SCOTTSDALE – Tim Tebow leans against the backstop netting at Scottsdale Stadium, fielding questions from reporters.
As a former pro quarterback, he knows the drill. Tebow has always been a lightning rod. He won a Heisman Trophy and a national championship at Florida. He spent time in the NFL, once leading the Denver Broncos to a playoff victory. And he continues to serve as a college football analyst.
But this time, he was speaking as an outfielder for the Scottsdale Scorpions and the questions are about his role in an Arizona Fall League matchup against the Surprise Saguaros.
Tebow signed a minor league contract with the New York Mets in September and was assigned to the Fall League, which includes many of the top prospects in baseball.
“Baseball is something I’ve enjoyed since I was 4 years old,” Tebow said. “I almost (decided to play) as a professional coming out of high school. It’s something that never really left me.”

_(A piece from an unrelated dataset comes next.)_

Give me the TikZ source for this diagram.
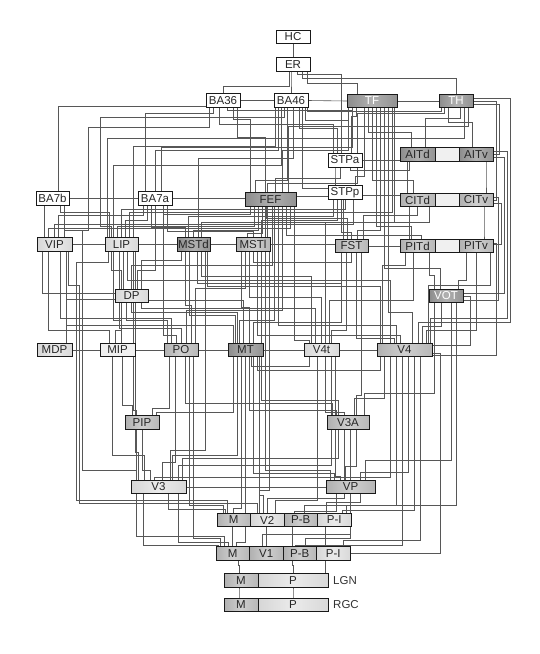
\documentclass[tikz,border=0pt]{standalone}
\usepackage{fontspec}
\setmainfont{Liberation Sans}
\usetikzlibrary{backgrounds}
\begin{document}
\begin{tikzpicture}[x=1pt,y=-1pt,
  box/.style={draw=black!90,line width=0.9pt,minimum height=13.5pt,inner sep=0pt,outer sep=0pt,font=\fontsize{11.5}{12}\selectfont,text=black!85},
  wf/.style={box,fill=white},
  lf/.style={box,left color=gray!32,right color=gray!30,middle color=gray!16},
  mf/.style={box,left color=gray!62,right color=gray!56,middle color=gray!38},
  df/.style={box,left color=gray!90,right color=gray!85,middle color=gray!62},
  gapf/.style={box,fill=gray!12},
  wire/.style={draw=black!66,line width=0.6pt},
  lab/.style={anchor=west,inner sep=0pt,font=\fontsize{11.5}{12}\selectfont,text=black!80}]
\useasboundingbox (0,0) rectangle (540,654);
% ---------------- nodes ----------------
\node[wf,minimum width=34pt] (HC) at (293,37) {HC};
\node[wf,minimum width=34pt] (ER) at (293,64.5) {ER};
\node[wf,minimum width=34pt] (BA36) at (223,100.5) {BA36};
\node[wf,minimum width=34pt] (BA46) at (291,100.5) {BA46};
\node[df,minimum width=50pt,text=white] (TF) at (372,101) {TF};
\node[df,minimum width=34pt,text=white] (TH) at (456,101) {TH};
\node[wf,minimum width=34pt,minimum height=14pt] (STPa) at (345,160) {STPa};
\node[df,minimum width=35pt] (AITd) at (417.5,154.5) {AITd};
\node[gapf,minimum width=24pt] (AITm) at (447,154.5) {};
\node[df,minimum width=34pt] (AITv) at (476,154.5) {AITv};
\node[wf,minimum width=33pt] (BA7b) at (52.5,198.5) {BA7b};
\node[wf,minimum width=34pt] (BA7a) at (155,198.5) {BA7a};
\node[df,minimum width=51pt] (FEF) at (270.5,199.5) {FEF};
\node[wf,minimum width=34pt] (STPp) at (345,192.5) {STPp};
\node[mf,minimum width=35pt] (CITd) at (417.5,200) {CITd};
\node[gapf,minimum width=24pt] (CITm) at (447,200) {};
\node[mf,minimum width=34pt] (CITv) at (476,200) {CITv};
\node[lf,minimum width=35pt] (VIP) at (54.5,244.5) {VIP};
\node[lf,minimum width=33pt] (LIP) at (121.5,244.5) {LIP};
\node[df,minimum width=33pt] (MSTd) at (193.5,244.5) {MSTd};
\node[mf,minimum width=34pt] (MSTl) at (253,244.5) {MSTl};
\node[mf,minimum width=33pt] (FST) at (351.5,246) {FST};
\node[mf,minimum width=35pt] (PITd) at (417.5,246) {PITd};
\node[gapf,minimum width=24pt] (PITm) at (447,246) {};
\node[mf,minimum width=34pt] (PITv) at (476,246) {PITv};
\node[lf,minimum width=33pt] (DP) at (131.5,296) {DP};
\node[df,minimum width=34pt,text=white] (VOT) at (446,296) {VOT};
\node[lf,minimum width=35pt] (MDP) at (54.5,350) {MDP};
\node[gapf,minimum width=35pt] (MIP) at (117.5,350) {MIP};
\node[mf,minimum width=34pt] (PO) at (181,350) {PO};
\node[df,minimum width=35pt] (MT) at (245.5,350) {MT};
\node[lf,minimum width=35pt] (V4t) at (321.5,350) {V4t};
\node[mf,minimum width=55pt] (V4) at (404.5,350) {V4};
\node[mf,minimum width=34pt] (PIP) at (142,422.5) {PIP};
\node[mf,minimum width=42pt] (V3A) at (348,422.5) {V3A};
\node[lf,minimum width=55pt] (V3) at (158.5,487) {V3};
\node[mf,minimum width=49pt] (VP) at (350.5,487) {VP};
\node[mf,minimum width=33.5pt] (v2m) at (233.75,520) {M};
\node[lf,minimum width=33.5pt] (v2) at (267.25,520) {V2};
\node[mf,minimum width=33.5pt] (v2pb) at (300.75,520) {P-B};
\node[lf,minimum width=33.5pt] (v2pi) at (334.25,520) {P-I};
\node[mf,minimum width=33.5pt] (v1m) at (232.75,553.5) {M};
\node[mf,minimum width=33.5pt] (v1) at (266.25,553.5) {V1};
\node[mf,minimum width=33.5pt] (v1pb) at (299.75,553.5) {P-B};
\node[lf,minimum width=33.5pt] (v1pi) at (333.25,553.5) {P-I};
\node[mf,minimum width=34pt] (lgnm) at (241,580.5) {M};
\node[lf,minimum width=70pt] (lgnp) at (293,580.5) {P};
\node[lab] (lgnl) at (333,580.5) {LGN};
\node[mf,minimum width=34pt] (rgcm) at (241,605) {M};
\node[lf,minimum width=70pt] (rgcp) at (293,605) {P};
\node[lab] (rgcl) at (333,605) {RGC};
% ---------------- connectors ----------------
\begin{pgfonlayer}{background}
\fill[white] (0,0) rectangle (540,654);
% vertical - horizontal - vertical
\foreach \pa/\pda/\plv/\pb/\pdb in {
 ER.south/-4/86/BA36.north/0, ER.south/-2/80/BA46.north/0, ER.south/4/74/STPa.north/-4,
 ER.south/9/78/TH.north/0, ER.south/14/83/TF.north/-15,
 BA36.south/-10/113/BA7a.north/-10, BA36.south/-4/124/STPa.north/-12,
 BA36.south/4/110/TF.south/-20, BA36.south/10/119/FEF.north/-20,
 BA36.south/14/137/MSTl.north/12,
 BA7b.north/6/106/BA36.south/-6,
 BA46.south/-13/150/BA7a.north/0, BA46.south/-10/165/LIP.north/-8,
 BA46.south/-4/180/FEF.north/-15,
 BA46.south/2/158/MSTd.north/5,
 BA46.south/8/128/STPa.north/-8, BA46.south/11/188/FST.north/-8,
 BA46.south/14/120/TF.south/-24, BA46.south/-16/146/LIP.north/12,
 TF.south/-20/147/BA7a.north/6, TF.south/-16/116/STPa.north/6,
 TF.south/-8/176/STPp.north/10, TF.south/-4/132/AITd.north/-6,
 TF.south/0/180/CITd.north/-4, TF.south/4/226/PITd.north/-6,
 TF.south/8/230/FST.north/6, TF.south/12/268/VOT.north/-6,
 TF.south/16/312/V4.north/8, TF.south/20/212/LIP.north/8,
 TF.south/-24/150/FEF.north/12, TF.south/22/222/MSTd.north/8,
 TH.south/-12/113/STPa.north/12, TH.south/-8/122/AITv.north/-4,
 TH.south/12/126/FEF.north/18, TH.south/4/118/AITd.north/8,
 TH.south/8/138/LIP.north/-14, TH.south/-15/111/BA46.south/16,
 STPa.south/-10/172/STPp.north/-10, STPa.south/-5/178/FEF.north/5,
 STPa.south/5/170/AITd.south/-8, STPa.south/12/183/MSTl.north/14,
 AITd.south/-10/183/CITd.north/-10, AITv.south/10/183/CITv.north/10,
 STPp.south/-12/216/MSTd.north/-5, STPp.south/-8/220/MSTl.north/8,
 STPp.south/-4/232/FST.north/0, STPp.south/0/209/LIP.north/0,
 STPp.south/8/224/VIP.north/0,
 FEF.south/-20/214/BA7a.south/8, FEF.south/-16/226/LIP.north/-4,
 FEF.south/-12/230/MSTd.north/0, FEF.south/-8/233/MSTl.north/-6,
 FEF.south/-4/218/FST.north/-4, FEF.south/2/265/DP.north/0,
 FEF.south/4/320/MT.north/-6, FEF.south/8/325/V4.north/-8,
 FEF.south/12/310/PO.north/5, FEF.south/16/235/PITd.north/4,
 FEF.south/20/228/VIP.north/-6, FEF.south/24/340/V4t.north/-12,
 BA7a.south/-12/215/VIP.north/4, BA7a.south/-8/220/LIP.north/4,
 BA7a.south/-4/227/MSTd.north/-8, BA7a.south/0/270/DP.north/6,
 BA7a.south/8/335/PO.north/-5, BA7a.south/12/231/MSTl.north/0,
 BA7b.south/-8/220/VIP.north/-10, BA7b.south/8/212/LIP.north/-12,
 VIP.south/-6/330/MIP.north/-8,
 VIP.south/6/318/PO.north/-10, VIP.south/12/325/MT.north/-12,
 LIP.south/-10/270/DP.north/-10, LIP.south/-8/320/MIP.north/4,
 LIP.south/-2/328/PO.north/0, LIP.south/2/300/MT.north/-2,
 LIP.south/6/280/V4.north/-14, LIP.south/12/410/PIP.north/-6,
 LIP.south/14/452/V3.north/-20,
 MSTd.south/-12/260/DP.north/10, MSTd.south/-8/305/PO.north/10,
 MSTd.south/-4/315/MT.north/-10, MSTd.south/4/283/FST.south/-10,
 MSTd.south/8/276/V4t.north/-10, MSTd.south/12/450/V3.north/12,
 MSTl.south/-12/307/MT.north/4, MSTl.south/-8/288/PO.north/14,
 MSTl.south/-4/297/V4t.north/0, MSTl.south/0/262/FST.south/0,
 MSTl.south/4/335/V4.north/-4, MSTl.south/8/400/V3A.north/-10,
 MSTl.south/12/470/VP.north/-20, MSTl.south/16/490/v2.north/-8,
 FST.south/-10/322/MT.north/8, FST.south/-5/330/V4t.north/10,
 FST.south/5/338/V4.north/-10, FST.south/10/395/V3A.north/8,
 CITd.south/-8/235/PITd.north/-8, CITv.south/8/235/PITv.north/8,
 CITd.south/0/215/FST.north/12, CITd.south/12/222/V4t.north/4,
 PITd.south/12/275/VOT.north/-12, PITv.south/-10/280/VOT.north/12,
 PITd.south/-12/265/V4.north/-22, PITd.south/-4/300/V4t.north/8,
 PITv.south/0/330/V4.north/22,
 DP.south/-10/330/MIP.north/-2, DP.south/-5/320/PO.north/-14,
 DP.south/0/312/MT.north/-8, DP.south/10/308/V4t.north/-6,
 VOT.south/-5/326/V4.north/18, VOT.south/5/460/VP.north/15,
 VOT.south/10/505/v2pi.north/12, VOT.south/-12/393/V3A.north/16,
 MIP.south/5/405/PIP.north/-10, MIP.south/-5/455/V3.north/-14,
 PO.south/-12/408/PIP.north/10, PO.south/-6/462/V3.north/4,
 PO.south/8/505/v2m.north/-10, PO.south/4/403/V3A.north/-16,
 PO.south/12/538/v1m.north/-12,
 MT.south/-12/412/PIP.north/14, MT.south/-8/455/V3.north/14,
 MT.south/-4/508/v2m.north/0, MT.south/0/542/v1m.north/4,
 MT.south/4/410/V3A.north/-12, MT.south/8/473/VP.north/-16,
 MT.south/12/370/V4.south/-24, MT.south/14/495/v2.north/-4,
 V4t.south/-12/366/MT.south/6, V4t.south/-4/500/v2.north/8,
 V4t.south/4/412/V3A.north/-4, V4t.south/10/465/V3.north/20,
 V4t.south/14/476/VP.north/-10,
 V4.south/-20/398/V3A.north/6, V4.south/-14/477/V3.north/-4,
 V4.south/-8/505/v2pb.north/4, V4.south/-2/545/v1pb.north/-4,
 V4.south/4/472/VP.north/10, V4.south/10/510/v2pi.north/8,
 V4.south/16/540/v1pi.north/10,
 V4.north/-24/286/MSTd.south/14, V4.north/24/285/PITv.south/14,
 PIP.south/0/470/V3.north/-8, PIP.south/-6/536/v1m.north/-8,
 V3A.south/-10/458/V3.north/24, V3A.south/-4/498/v2.north/0,
 V3A.south/2/534/v1.north/-4, V3A.south/8/466/VP.north/-5,
 V3.south/10/509/v2m.north/-8, V3.south/20/542/v1m.north/-4,
 V3.south/-15/545/v1m.north/-14,
 VP.south/-14/511/v2pb.north/-6, VP.south/0/538/v1pb.north/6,
 VP.south/10/502/v2pi.north/-8,
 v1m.north/0/530/v2m.south/-1, v1.north/0/530/v2.south/-1,
 v1pb.north/-7/530/v2pb.south/-8, v1pi.north/-8/530/v2pi.south/-9,
 lgnm.north/-2/565/v1m.south/6, lgnp.north/0/565/v1pb.south/-7,
 lgnp.north/32/565/v1pi.south/-8,
 rgcm.north/-2/590/lgnm.south/-2, rgcp.north/0/590/lgnp.south/0}
{\coordinate (lv) at (0,\plv);
 \draw[wire] ([xshift=\pda pt]\pa) -- ([xshift=\pda pt]\pa |- lv) -| ([xshift=\pdb pt]\pb);}
% vertical then horizontal into the side of the target
\foreach \pa/\pda/\plv/\pb in {
 VIP.south/-12/293/DP.west, MDP.north/12/299/DP.west}
{\coordinate (lv) at (0,\plv);
 \draw[wire] ([xshift=\pda pt]\pa) -- ([xshift=\pda pt]\pa |- lv) -- (\pb |- lv);}
% vertical - horizontal - vertical - horizontal - vertical (detours)
\foreach \pa/\pda/\plv/\px/\plw/\pb/\pdb in {
 BA36.south/-14/127/88/230/VIP.north/10,
 BA46.south/-7/117/100/226/LIP.north/-10,
 LIP.south/-13/262/76/500/v2m.north/-6,
 VIP.south/14/285/79/503/v2.north/-10,
 BA7b.south/12/230/82/470/V3.north/-22}
{\coordinate (lv) at (0,\plv); \coordinate (sv) at (\px,\plw);
 \draw[wire] ([xshift=\pda pt]\pa) -- ([xshift=\pda pt]\pa |- lv) -| (sv) -| ([xshift=\pdb pt]\pb);}
% side routes ending on a side of the target
\foreach \pa/\pdy/\px/\plv/\pb in {
 TH.east/-3/499/154/AITv.east, TH.east/0/496/200/CITv.east,
 AITv.east/-3/504/293/VOT.east,
 CITv.east/-3/501/244/PITv.east, CITv.east/3/498/300/VOT.east,
 PITv.east/3/496/355/V4.east, VOT.east/0/470/345/V4.east,
 V4.east/-3/440/553/v1pi.east}
{\coordinate (sv) at (\px,\plv);
 \draw[wire] ([yshift=\pdy pt]\pa) -| (sv) -- (\pb |- sv);}
% side routes ending on the top of the target
\foreach \pa/\pdy/\px/\plv/\pb/\pdb in {
 TH.east/3/510/322/V4.north/14, AITv.east/3/507/318/V4.north/26}
{\coordinate (sv) at (\px,\plv);
 \draw[wire] ([yshift=\pdy pt]\pa) -| (sv) -| ([xshift=\pdb pt]\pb);}
% direct links
\draw[wire] (HC.south) -- (ER.north);
\draw[wire] (BA36.east) -- (BA46.west);
\draw[wire] (BA46.east) -- (TF.west);
\draw[wire] (TF.east) -- (TH.west);
\draw[wire] (BA7b.east) -- (BA7a.west);
\draw[wire] (BA7a.east) -- (BA7a.east -| FEF.west);
\draw[wire] ([yshift=3pt]FEF.east) -- ([yshift=3pt]FEF.east -| STPp.west);
\draw[wire] (STPa.east) -- (STPa.east -| AITd.west);
\draw[wire] ([yshift=-3pt]STPp.east) -- ([yshift=-3pt]STPp.east -| CITd.west);
\draw[wire] (VIP.east) -- (LIP.west);
\draw[wire] (LIP.east) -- (MSTd.west);
\draw[wire] (MSTd.east) -- (MSTl.west);
\draw[wire] (MSTl.east) -- (MSTl.east -| FST.west);
\draw[wire] (FST.east) -- (PITd.west);
\draw[wire] (MDP.east) -- (MIP.west);
\draw[wire] (MIP.east) -- (PO.west);
\draw[wire] (PO.east) -- (MT.west);
\draw[wire] (MT.east) -- (V4t.west);
\draw[wire] (V4t.east) -- (V4.west);
\draw[wire] (V3.east) -- (VP.west);
\end{pgfonlayer}
\end{tikzpicture}
\end{document}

Although he wears the uniform of a baseball player, including a Scorpions cap and Mets jersey, he still gets football questions, such as the one a reporter asked about the rivalry between Florida and Georgia.
Another reporter asks about his bandaged and bruised right hand. The 29-year-old shrugs it off and smiles.
“I call it ‘putting in work,'” he said.
Paul Jensen, media consultant for the Fall League, has been busy juggling requests for Tebow from media outlets in New York to those in the Valley.
“This is a high level of baseball, just younger players,” said Jensen. “Tim’s getting a taste of it. Baseball is a day-in, day-out grind. Football is a crescendo. Then after the game, the sound goes down. Then it builds up all week. But in baseball, you have to be level.”
Tebow joins the ranks of up-and-coming MLB prospects that have the potential to become household names. The last time the AFL saw a multisport superstar was when Michael Jordan took a break from his Hall of Fame NBA career with the Chicago Bulls and was assigned to the Scorpions in 1994 as a Chicago White Sox prospect.
“He’s a national figure,” Jensen said of Tebow. “His teammates are getting a kick out of having him. Players from opposing teams seem anxious to shake his hand after the game, and he’s happy to talk to them. With the fans, he’s wonderful. He responds.”
Tebow is 2-for-20 but that hasn’t stopped his presence from being felt in the Fall League.
Last season, the Scorpions drew an average of 504 fans per game at Scottsdale Stadium. On Oct.12, for the team’s home-opener against the Salt River Rafters, there were 1,790 fans on hand.
Fall League games with Tebow have drawn an average of 1,159 fans through five games, according to MiLB.com.
The closest team to that attendance number is the Rafters, which includes prospects of the hometown Diamondbacks, who are drawing an average of 738 per home game.
“I think it’s the curiosity factor,” said Steve Cobb, director of the AFL. “He has a following from his Heisman days, to his NFL days, and now those same people are curious about him now that he’s playing a different sport. It allows people to discover the Fall League and all the good players that we have here.”
Tebow won’t admit that he’s the cause for the hype.
“Gator Nation is everywhere,” he said. “A lot of different people come out here and support. It’s an everyday thing so it’s different than once a week, but it’s been fun. I come out here and try to sign a lot (of autographs).”
On Wednesday, Tebow finished speaking to the media just one hour before the first pitch. Fans began to filter through the gates to get a spot behind the home dugout – and the chance to be only a stone’s throw from the Heisman Trophy winner.
New York native Dave Hansen and his brother James were two of the lucky ones to snag a front-row seat.
“(Tebow) is James’ man-crush,” said Dave Hansen, who describes himself as a die-hard Mets fan. “He has all of his jerseys.
“I didn’t think (Tebow) would ever wear a football uniform again let alone a baseball uniform. He’s a big name in sports, whether he plays or not. You have the chance to spend $8 on a general admission ticket to see a big-name person like Tim Tebow, you jump at it.”
The Hansen brothers saw Tebow notch his second hit of his AFL season – a single to left field.
Fans made their way to lean over the right-field rails, with hopes of shaking hands and snagging an autograph.
Some wear “15,” his number, and hold Gator helmets. Others clutch photos of him during his Denver Broncos playing days, kneeling on one knee, his head on his fist.
David Sierra and his niece Gina clasp Gator Chomp Gloves, which Sierra invented.
“Just hearing the news that Tim’s going to be in town, as a Gator fan supporting him, was awesome,” Sierra said. “To see him and what he does, through all the trials he’s been through, is an inspiration. Everyone kind of puts him down – I’m sure he hears it – but he just keeps going.”
Cobb says that it’s still too early to reach a verdict on Tebow’s performance, but he believes Tebow is in it for the long haul.
“I’ve only met him once, the very first day,” Cobb said. “But I can tell you he’s very serious about this. His work ethic seems to be off the chart, and he wants to succeed. I think anyone that we’re around like that – you’re pulling for him.”